Published Saturday, November 03, 2012
A pair of unsuccessful Georgia congressional candidates have taken up a new challenge that may be even more daunting than cracking the membership of the nation’s most exclusive club.
Gaining entry in Congress is difficult, but 535 members have won their seats there. So far, almost no one has reached the distinction this duo seeks, solving the country’s debt problem.
Last week, Rick Allen, who barely lost the Republican nomination in the 12th District, and Martha Zollar, edged out of the GOP nod in the 9th, announced they had teamed up to co-chair the Campaign to Fix the Debt.
Two renegade legislators have joined them, Rep. Ben Harbin, R-Martinez, and Sen. Josh McKoon, R-Columbus.
Harbin has some relevant experience as the first Republican chairman of the Georgia House Appropriations Committee in 13 decades. But House Speaker David Ralston cut him loose from the post, leaving Harbin in a position to be as candid as he wants.
McKoon, still a freshman, started off being candid by sponsoring legislation to prohibit legislators from accepting gifts from lobbyists. Although the leadership in the House and Senate eventually came around to his position after an overwhelming straw poll during the primary, they didn’t get there joyfully.
Maybe this is the right combination of people to champion debt reduction.
The two co-chairs also bring another quality, time.
“We both have a little time on our hands right now,” Allen quipped. “She was run off, and so was I.”
Besides coming up short in close contests, Allen and Zollar have the perspective of having touched base with a lot of people recently.
“We both know a lot. Let me tell you: You travel the 12th district, and this is on everyone’s mind,” he said.
Fix the Debt aims to organize in key states in an effort to apply a grassroots squeeze to those who are in Congress during the post-election, lame-duck session and President Barack Obama.
“If they’re pressed by their constituents, then you’ll see action,” Allen said.
It’s not that the president and members of Congress don’t at least give lip service to reducing the deficit, Allen acknowledges. It’s that no one agrees on the solution.
Obama and his fellow Democrats call for raising taxes on upper-income Americans. Republicans like Allen and Zollar demand that spending be cut instead.
Fix the Debt is a bipartisan group aligned with the Concord Coalition that champions the Simpson-Bowles plan for coordinated spending cuts and tax hikes through the elimination of deductions.
Allen, though, when quizzed just a few days into his task told a reporter that only Republican presidential nominee Mitt Romney’s plan of spending cuts would satisfy him. That’s because he thinks everyone who isn’t poor and too disabled to work should pay something in taxes.
“I don’t think we have poor people in this country, I’ll be honest with you,” Allen said.
While he might have gotten off message, Allen has the energy of a candidate and the experience of a business owner to help deliver the campaign’s message.

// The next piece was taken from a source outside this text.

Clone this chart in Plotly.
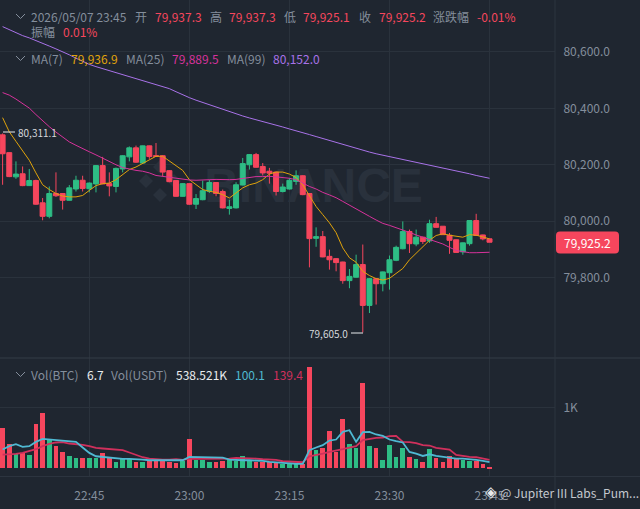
import pandas as pd
import plotly.graph_objects as go

times = pd.date_range('2026-05-07 22:32', periods=74, freq='min')

opens = [80306, 80243, 80157, 80168, 80126, 80144, 80065, 80017, 80098, 80098,
         80074, 80114, 80145, 80115, 80132, 80197, 80133, 80123, 80185, 80228,
         80260, 80206, 80267, 80232, 80232, 80179, 80144, 80088, 80133, 80060,
         80076, 80106, 80137, 80105, 80045, 80047, 80128, 80200, 80236, 80194,
         80177, 80174, 80105, 80114, 80141, 80161, 80098, 79939, 79945, 79875,
         79867, 79855, 79789, 79801, 79846, 79701, 79796, 79778, 79817, 79861,
         79902, 79963, 79919, 79943, 79930, 79991, 79982, 79950, 79934, 79891,
         79920, 80002, 79951, 79937.3]
highs = [80311.1, 80244, 80212, 80194, 80185, 80147, 80082, 80123, 80173, 80099,
         80128, 80161, 80161, 80137, 80198, 80228, 80173, 80190, 80234, 80265,
         80268, 80268, 80268, 80277, 80234, 80181, 80145, 80135, 80135, 80096,
         80144, 80147, 80138, 80112, 80076, 80138, 80224, 80238, 80242, 80206,
         80189, 80175, 80133, 80153, 80180, 80163, 80099, 79978, 79965, 79899,
         79869, 79856, 79830, 79881, 79917, 79798, 79798, 79821, 79878, 79913,
         79999, 79970, 79970, 79945, 80005, 80015, 79982, 79958, 79935, 79924,
         80003, 80026, 79952, 79937.3]
lows = [80129, 80156, 80150, 80124, 80125, 80058, 80003, 80010, 80086, 80041,
        80073, 80105, 80105, 80102, 80102, 80131, 80088, 80102, 80173, 80212,
        80207, 80205, 80221, 80229, 80159, 80138, 80087, 80087, 80058, 80043,
        80074, 80100, 80088, 80045, 80023, 80045, 80127, 80183, 80190, 80162,
        80133, 80091, 80102, 80112, 80129, 80092, 79836, 79909, 79872, 79828,
        79822, 79778, 79762, 79800, 79605, 79674, 79704, 79751, 79757, 79858,
        79900, 79887, 79911, 79919, 79923, 79977, 79951, 79884, 79888, 79881,
        79913, 79948, 79932, 79925.1]
closes = [80239, 80158, 80167, 80126, 80144, 80060, 80017, 80098, 80090, 80074,
          80118, 80145, 80116, 80135, 80197, 80132, 80125, 80187, 80232, 80260,
          80209, 80267, 80229, 80230, 80174, 80140, 80088, 80133, 80060, 80080,
          80108, 80137, 80098, 80047, 80051, 80129, 80204, 80236, 80191, 80171,
          80170, 80105, 80121, 80145, 80161, 80094, 79938, 79945, 79873, 79863,
          79853, 79789, 79804, 79846, 79701, 79796, 79778, 79820, 79863, 79907,
          79963, 79920, 79943, 79928, 79991, 79978, 79952, 79932, 79889, 79923,
          80002, 79949, 79937, 79925.2]

ma7 = [80367, 80317, 80283, 80248, 80216, 80171, 80129, 80112, 80098, 80089,
       80086, 80086, 80091, 80109, 80126, 80133, 80135, 80147, 80165, 80183,
       80192, 80204, 80218, 80230, 80230, 80213, 80194, 80180, 80147, 80129,
       80112, 80106, 80102, 80094, 80082, 80100, 80118, 80129, 80135, 80147,
       80167, 80174, 80174, 80167, 80155, 80129, 80088, 80052, 80023, 79994,
       79959, 79905, 79870, 79854, 79822, 79807, 79796, 79791, 79797, 79813,
       79832, 79863, 79885, 79909, 79932, 79949, 79955, 79950, 79946, 79943,
       79952, 79950, 79944, 79936.9]
ma25 = [80456, 80447, 80433, 80417, 80401, 80378, 80356, 80335, 80316, 80299,
        80281, 80269, 80256, 80246, 80235, 80223, 80210, 80200, 80190, 80184,
        80180, 80177, 80171, 80162, 80159, 80156, 80151, 80148, 80146, 80145,
        80145, 80147, 80148, 80147, 80147, 80148, 80151, 80155, 80158, 80158,
        80159, 80157, 80155, 80152, 80147, 80135, 80123, 80114, 80102, 80093,
        80083, 80070, 80056, 80044, 80031, 80017, 80004, 79992, 79985, 79977,
        79970, 79960, 79951, 79943, 79933, 79926, 79919, 79907, 79896, 79892,
        79888, 79888, 79889, 79889.5]
ma99 = [80690, 80679, 80668, 80658, 80650, 80641, 80631, 80621, 80611, 80601,
        80590, 80578, 80567, 80556, 80548, 80541, 80534, 80527, 80519, 80512,
        80505, 80498, 80491, 80485, 80479, 80470, 80459, 80448, 80438, 80429,
        80421, 80412, 80404, 80395, 80387, 80379, 80373, 80366, 80360, 80354,
        80348, 80341, 80334, 80327, 80321, 80314, 80307, 80300, 80293, 80286,
        80279, 80271, 80264, 80257, 80251, 80245, 80239, 80234, 80229, 80224,
        80219, 80215, 80210, 80205, 80200, 80195, 80190, 80185, 80179, 80173,
        80168, 80162, 80158, 80152]

volume = [656, 408, 243, 260, 215, 727, 904, 463, 364, 264,
          198, 177, 177, 170, 170, 253, 177, 99, 160, 160,
          104, 104, 116, 116, 116, 104, 88, 116, 479, 144,
          144, 104, 99, 121, 132, 121, 198, 121, 104, 104,
          104, 88, 66, 88, 78, 78, 1670, 309, 342, 612,
          269, 805, 408, 326, 1410, 369, 326, 144, 380, 182,
          336, 187, 160, 111, 319, 165, 99, 198, 154, 132,
          121, 121, 71, 25]
vol_ma5 = [309, 364, 397, 352, 364, 435, 484, 474, 463, 451,
           446, 435, 342, 253, 198, 187, 177, 154, 154, 154,
           154, 144, 132, 132, 132, 140, 132, 132, 187, 187,
           182, 182, 182, 177, 144, 132, 132, 132, 132, 121,
           104, 94, 83, 78, 71, 71, 298, 342, 380, 458,
           474, 600, 628, 435, 595, 600, 557, 534, 474, 446,
           425, 269, 243, 203, 231, 203, 187, 165, 160, 160,
           154, 137, 121, 100.1]
vol_ma10 = [226, 226, 236, 253, 281, 314, 364, 402, 425, 430,
            408, 402, 385, 364, 336, 326, 314, 309, 298, 260,
            215, 182, 160, 149, 144, 140, 149, 137, 160, 154,
            154, 149, 149, 154, 160, 170, 170, 160, 160, 149,
            149, 137, 116, 111, 104, 99, 198, 226, 243, 269,
            286, 314, 342, 364, 463, 484, 501, 507, 529, 534,
            435, 430, 413, 380, 375, 336, 319, 309, 220, 198,
            187, 182, 160, 139.4]

price_ticks = [79800, 80000, 80200, 80400, 80600]
time_ticks = ['2026-05-07 22:45', '2026-05-07 23:00', '2026-05-07 23:15',
              '2026-05-07 23:30', '2026-05-07 23:45']

# header rows: (x px, y px, text, colour)
GREY = '#848e9c'
RED = '#f6465d'
header = [
    (29, 16, '2026/05/07 23:45', GREY), (133, 16, '开', GREY), (153, 16, '79,937.3', RED),
    (208, 16, '高', GREY), (227, 16, '79,937.3', RED), (282, 16, '低', GREY),
    (301, 16, '79,925.1', RED), (357, 16, '收', GREY), (377, 16, '79,925.2', RED),
    (431, 16, '涨跌幅', GREY), (475, 16, '-0.01%', RED),
    (29, 32, '振幅', GREY), (61, 32, '0.01%', RED),
    (29, 58, 'MA(7)', GREY), (69, 58, '79,936.9', '#e0a30b'),
    (124, 58, 'MA(25)', GREY), (170, 58, '79,889.5', '#d6329b'),
    (225, 58, 'MA(99)', GREY), (271, 58, '80,152.0', '#a872e8'),
    (29, 374, 'Vol(BTC)', GREY), (85, 374, '6.7', '#eaecef'),
    (109, 374, 'Vol(USDT)', GREY), (174, 374, '538.521K', '#eaecef'),
    (233, 374, '100.1', '#4fb9d2'), (271, 374, '139.4', '#d0305c'),
    (498, 493, '@ Jupiter III Labs_Pum...', '#c4c8ce'),
]

BG = '#1f2630'
GRID = '#2a323c'
FONT = 'Noto Sans CJK SC, Noto Sans'
PLOT_W = 555
PLOT_H = 477
PANE = 358


def xp(px):
    return px / PLOT_W


def yp(py):
    return (PLOT_H - py) / PLOT_H


def chart_line(x0, y0, x1, y1, color, width=1, layer='above'):
    return dict(type='line', xref='paper', yref='paper', x0=xp(x0), x1=xp(x1), y0=yp(y0), y1=yp(y1),
                line=dict(color=color, width=width), layer=layer)


def chevron(cy):
    path = 'M {} {} L {} {} L {} {}'.format(xp(16), yp(cy - 2), xp(20.5), yp(cy + 2.5), xp(25), yp(cy - 2))
    return dict(type='path', xref='paper', yref='paper', path=path, line=dict(color=GREY, width=1))


def rounded_box(x0, y0, x1, y1, r):
    x_r = r / PLOT_W
    y_r = r / PLOT_H
    left, right, top, bottom = xp(x0), xp(x1), yp(y0), yp(y1)
    return ('M {l} {t2} Q {l} {t} {l2} {t} L {r2} {t} Q {r} {t} {r} {t2} '
            'L {r} {b2} Q {r} {b} {r2} {b} L {l2} {b} Q {l} {b} {l} {b2} Z').format(
        l=left, r=right, t=top, b=bottom, l2=left + x_r, r2=right - x_r, t2=top - y_r, b2=bottom + y_r)


def diamond(cx, cy, size):
    return dict(type='path', xref='paper', yref='paper', layer='below', line=dict(width=0), fillcolor='#29313c',
                path='M {} {} L {} {} L {} {} L {} {} Z'.format(
                    xp(cx), yp(cy - size), xp(cx + size), yp(cy), xp(cx), yp(cy + size), xp(cx - size), yp(cy)))


bar_colors = ['#2ebd85' if c >= o else RED for o, c in zip(opens, closes)]

fig = go.Figure()

fig.add_trace(go.Candlestick(
    x=times, open=opens, high=highs, low=lows, close=closes,
    increasing=dict(line=dict(color='#2ebd85', width=1), fillcolor='#2ebd85'),
    decreasing=dict(line=dict(color=RED, width=1), fillcolor=RED),
    whiskerwidth=0, showlegend=False, yaxis='y'))
for values, color in [(ma7, '#e0a30b'), (ma25, '#d6329b'), (ma99, '#a872e8')]:
    fig.add_trace(go.Scatter(x=times, y=values, mode='lines', line=dict(color=color, width=1),
                             showlegend=False, yaxis='y'))

fig.add_trace(go.Bar(x=times, y=volume, marker=dict(color=bar_colors, line=dict(width=0)),
                     width=42000, showlegend=False, yaxis='y2'))
for values, color in [(vol_ma10, '#d0305c'), (vol_ma5, '#4fb9d2')]:
    fig.add_trace(go.Scatter(x=times, y=values, mode='lines', line=dict(color=color, width=1.8),
                             showlegend=False, yaxis='y2'))

annotations = []
for x, y, text, color in header:
    annotations.append(dict(xref='paper', yref='paper', x=xp(x), y=yp(y), text=text, showarrow=False,
                            xanchor='left', yanchor='middle', font=dict(family=FONT, size=12, color=color)))
annotations += [
    dict(xref='paper', yref='paper', x=xp(16), y=yp(132), text='80,311.1', showarrow=False, xanchor='left',
         yanchor='middle', font=dict(family=FONT, size=10, color='#d5d8dc')),
    dict(xref='paper', yref='paper', x=xp(350), y=yp(333), text='79,605.0', showarrow=False, xanchor='right',
         yanchor='middle', font=dict(family=FONT, size=10, color='#d5d8dc')),
    dict(xref='paper', yref='paper', x=xp(587), y=yp(242.5), text='79,925.2', showarrow=False, xanchor='center',
         yanchor='middle', font=dict(family=FONT, size=12, color='#ffffff')),
    dict(xref='paper', yref='paper', x=xp(491), y=yp(492), text='◈', showarrow=False, xanchor='center',
         yanchor='middle', font=dict(family='DejaVu Sans', size=15, color='#e8eaec')),
]

shapes = [
    chart_line(0, PANE, 640, PANE, '#343c47'),
    chart_line(0, 476.5, 640, 476.5, '#2c343f'),
    chart_line(555, 0, 555, 509, '#2c343f'),
    chart_line(3, 132, 15, 132, '#e8eaec'),
    chart_line(351, 333, 363, 333, '#e8eaec'),
    chevron(16), chevron(58), chevron(374),
    dict(type='path', xref='paper', yref='paper', path=rounded_box(556, 231.5, 619, 253.5, 4),
         fillcolor=RED, line=dict(width=0)),
    # faint watermark under the candles
    dict(type='rect', xref='paper', yref='paper', layer='below', x0=xp(195), x1=xp(432), y0=yp(205), y1=yp(155),
         line=dict(width=0), fillcolor='rgba(0,0,0,0)',
         label=dict(text='BINANCE', font=dict(family='Liberation Sans', size=48, color='#29313c', weight=700),
                    textposition='middle center')),
    diamond(160, 167, 7), diamond(146, 181, 7), diamond(174, 181, 7), diamond(160, 195, 7),
]

fig.update_layout(
    width=640, height=509,
    margin=dict(l=0, r=85, t=0, b=32, autoexpand=False),
    paper_bgcolor=BG, plot_bgcolor=BG,
    font=dict(family=FONT, size=12, color=GREY),
    boxgap=0.25, boxgroupgap=0,
    bargap=0,
    hovermode=False,
    annotations=annotations,
    shapes=shapes,
    xaxis=dict(
        anchor='y2',
        type='date',
        range=['2026-05-07 22:31:36.6', '2026-05-07 23:54:49'],
        rangeslider=dict(visible=False),
        tickvals=time_ticks,
        tickformat='%H:%M',
        showgrid=True, gridcolor=GRID, gridwidth=1,
        showline=False, zeroline=False,
        ticks='outside', ticklen=8, tickcolor=BG,
        tickfont=dict(family=FONT, size=12, color=GREY),
    ),
    yaxis=dict(
        domain=[(PLOT_H - PANE) / PLOT_H, 1],
        side='right',
        range=[79514.5, 80784.4],
        tickvals=price_ticks,
        tickformat=',.1f',
        showgrid=True, gridcolor=GRID, gridwidth=1,
        zeroline=False, showline=False,
        ticks='outside', ticklen=5, tickcolor=BG,
        tickfont=dict(family=FONT, size=12, color=GREY),
    ),
    yaxis2=dict(
        domain=[0, (PLOT_H - PANE) / PLOT_H],
        side='right',
        range=[-144, 1818],
        tickvals=[1000],
        ticktext=['1K'],
        showgrid=True, gridcolor=GRID, gridwidth=1,
        zeroline=False, showline=False,
        ticks='outside', ticklen=5, tickcolor=BG,
        tickfont=dict(family=FONT, size=12, color=GREY),
    ),
)

fig.write_html("out.html", config=dict(displayModeBar=False), post_script="document.body.style.margin='0';")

With the “fiscal cliff” looming despite Obama’s comments in the last debate that “it won’t happen,” federal officials are focused on the problem. This new campaign’s online petition, letter-writing push and tea-party type rallies may convince them that the public is willing to support compromise by both parties.
(Walter Jones is the bureau chief for the Morris News Service in Atlanta.)